— BEGIN —

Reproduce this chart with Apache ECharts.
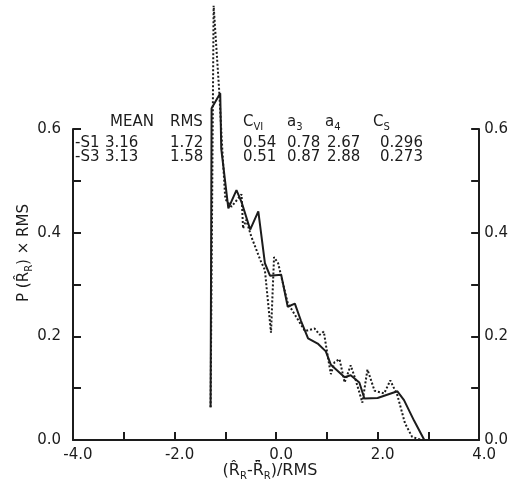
<!DOCTYPE html>
<html>
<head>
<meta charset="utf-8">
<script src="https://cdn.jsdelivr.net/npm/echarts@6/dist/echarts.min.js"></script>
<style>
  html, body { margin: 0; padding: 0; background: #fff; }
  #main { width: 511px; height: 484px; }
</style>
</head>
<body>
<div id="main"></div>
<script>
// solid curve (S1)
var s1X = [-1.29, -1.27, -1.10, -1.08, -0.94, -0.78, -0.68, -0.51, -0.35, -0.22, -0.12, 0.10, 0.23, 0.37,
           0.49, 0.63, 0.82, 0.98, 1.08, 1.35, 1.47, 1.64, 1.74, 2.00, 2.39, 2.52, 2.72, 2.92];
var s1Y = [0.063, 0.640, 0.669, 0.562, 0.447, 0.482, 0.459, 0.406, 0.441, 0.341, 0.317, 0.319, 0.257, 0.263,
           0.230, 0.196, 0.186, 0.171, 0.145, 0.121, 0.125, 0.111, 0.080, 0.081, 0.094, 0.077, 0.037, 0.0];

// dotted curve (S3)
var s3X = [-1.29, -1.23, -1.12, -1.06, -1.00, -0.88, -0.68, -0.65, -0.59, -0.49, -0.31, -0.22, -0.10, -0.04,
           0.04, 0.23, 0.57, 0.76, 0.86, 0.94, 1.02, 1.08, 1.15, 1.25, 1.35, 1.47, 1.57, 1.70,
           1.80, 1.94, 2.13, 2.25, 2.39, 2.54, 2.68, 2.87];
var s3Y = [0.063, 0.838, 0.673, 0.562, 0.465, 0.450, 0.474, 0.408, 0.425, 0.393, 0.347, 0.328, 0.207, 0.353,
           0.341, 0.264, 0.210, 0.215, 0.203, 0.209, 0.160, 0.127, 0.150, 0.156, 0.111, 0.144, 0.115, 0.072,
           0.136, 0.095, 0.090, 0.115, 0.086, 0.032, 0.006, 0.0];

// stats table
var statRows = ['S1', 'S3'];
var statMean = ['3.16', '3.13'];
var statRms = ['1.72', '1.58'];
var statCv = ['0.54', '0.51'];
var statA3 = ['0.78', '0.87'];
var statA4 = ['2.67', '2.88'];
var statCs = ['0.296', '0.273'];

var ink = '#1c1c1c';
var font = 'DejaVu Sans';

function pairs(xs, ys) {
  return xs.map(function (x, i) { return [x, ys[i]]; });
}

var chart = echarts.init(document.getElementById('main'));

var sub = { fontSize: 10, fontFamily: font, color: ink, verticalAlign: 'bottom', lineHeight: 10 };
var txt = function (x, y, s) {
  return {
    type: 'text', left: x, top: y, silent: true,
    style: { text: s, fontSize: 15, fontFamily: font, fill: ink, lineHeight: 20,
             rich: { s: sub } }
  };
};

var graphics = [
  txt(110, 112, 'MEAN'), txt(170, 112, 'RMS'),
  txt(243, 112, 'C{s|VI}'), txt(287, 112, 'a{s|3}'), txt(325, 112, 'a{s|4}'), txt(373, 112, 'C{s|S}')
];
statRows.forEach(function (r, i) {
  var y = 133 + i * 14;
  graphics.push(txt(75, y, '-' + r), txt(105, y, statMean[i]), txt(170, y, statRms[i]),
    txt(243, y, statCv[i]), txt(287, y, statA3[i]), txt(327, y, statA4[i]), txt(380, y, statCs[i]));
});

// axis names
graphics.push({
  type: 'text', x: 24, y: 253, rotation: Math.PI / 2, silent: true,
  style: { text: 'P (R\u0302{s|R}) \u00d7 RMS', fontSize: 15, fontFamily: font, fill: ink,
           align: 'center', verticalAlign: 'middle', lineHeight: 20, rich: { s: sub } }
});
graphics.push({
  type: 'text', x: 270, y: 471, silent: true,
  style: { text: '(R\u0302{s|R}-R\u0302\u0304{s|R})/RMS', fontSize: 16, fontFamily: font, fill: ink,
           align: 'center', verticalAlign: 'middle', lineHeight: 20, rich: { s: sub } }
});

var tickLabel = {
  color: ink, fontSize: 15, fontFamily: font
};

function yAxisFor(pos, margin) {
  return {
    type: 'value', min: 0, max: 0.6, interval: 0.1, position: pos,
    axisLine: { show: true, onZero: false, lineStyle: { color: ink, width: 2 } },
    axisTick: { show: true, inside: true, length: 8, lineStyle: { color: ink, width: 2 } },
    axisLabel: Object.assign({}, tickLabel, {
      margin: margin,
      formatter: function (v) { return Math.round(v * 10) % 2 === 0 ? v.toFixed(1) : ''; }
    }),
    splitLine: { show: false }
  };
}

var option = {
  backgroundColor: '#fff',
  animation: false,
  grid: { left: 73, right: 29, top: 129, bottom: 44 },
  xAxis: {
    type: 'value', min: -4, max: 4, interval: 1,
    axisLine: { onZero: false, lineStyle: { color: ink, width: 2 } },
    axisTick: { inside: true, length: 8, lineStyle: { color: ink, width: 2 } },
    axisLabel: Object.assign({}, tickLabel, {
      margin: 8, padding: [0, 0, 0, 10],
      formatter: function (v) { return Math.round(v) % 2 === 0 ? v.toFixed(1) : ''; }
    }),
    splitLine: { show: false }
  },
  yAxis: [yAxisFor('left', 12), yAxisFor('right', 5)],
  graphic: graphics,
  series: [
    {
      name: 'S1', type: 'line', data: pairs(s1X, s1Y), clip: false,
      showSymbol: false, lineStyle: { color: ink, width: 2 }
    },
    {
      name: 'S3', type: 'line', data: pairs(s3X, s3Y), clip: false,
      showSymbol: false, lineStyle: { color: ink, width: 2, type: [2, 2] }
    }
  ]
};

chart.setOption(option);
</script>
</body>
</html>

— END —

• Task goal:
Exactly as they appear, print the lines of the listing above from its first line through the line that contains "0.077, 0.037, 0.0];", minus the pictures.

• Task response:
Reproduce this chart with Apache ECharts.
<!DOCTYPE html>
<html>
<head>
<meta charset="utf-8">
<script src="https://cdn.jsdelivr.net/npm/echarts@6/dist/echarts.min.js"></script>
<style>
  html, body { margin: 0; padding: 0; background: #fff; }
  #main { width: 511px; height: 484px; }
</style>
</head>
<body>
<div id="main"></div>
<script>
// solid curve (S1)
var s1X = [-1.29, -1.27, -1.10, -1.08, -0.94, -0.78, -0.68, -0.51, -0.35, -0.22, -0.12, 0.10, 0.23, 0.37,
           0.49, 0.63, 0.82, 0.98, 1.08, 1.35, 1.47, 1.64, 1.74, 2.00, 2.39, 2.52, 2.72, 2.92];
var s1Y = [0.063, 0.640, 0.669, 0.562, 0.447, 0.482, 0.459, 0.406, 0.441, 0.341, 0.317, 0.319, 0.257, 0.263,
           0.230, 0.196, 0.186, 0.171, 0.145, 0.121, 0.125, 0.111, 0.080, 0.081, 0.094, 0.077, 0.037, 0.0];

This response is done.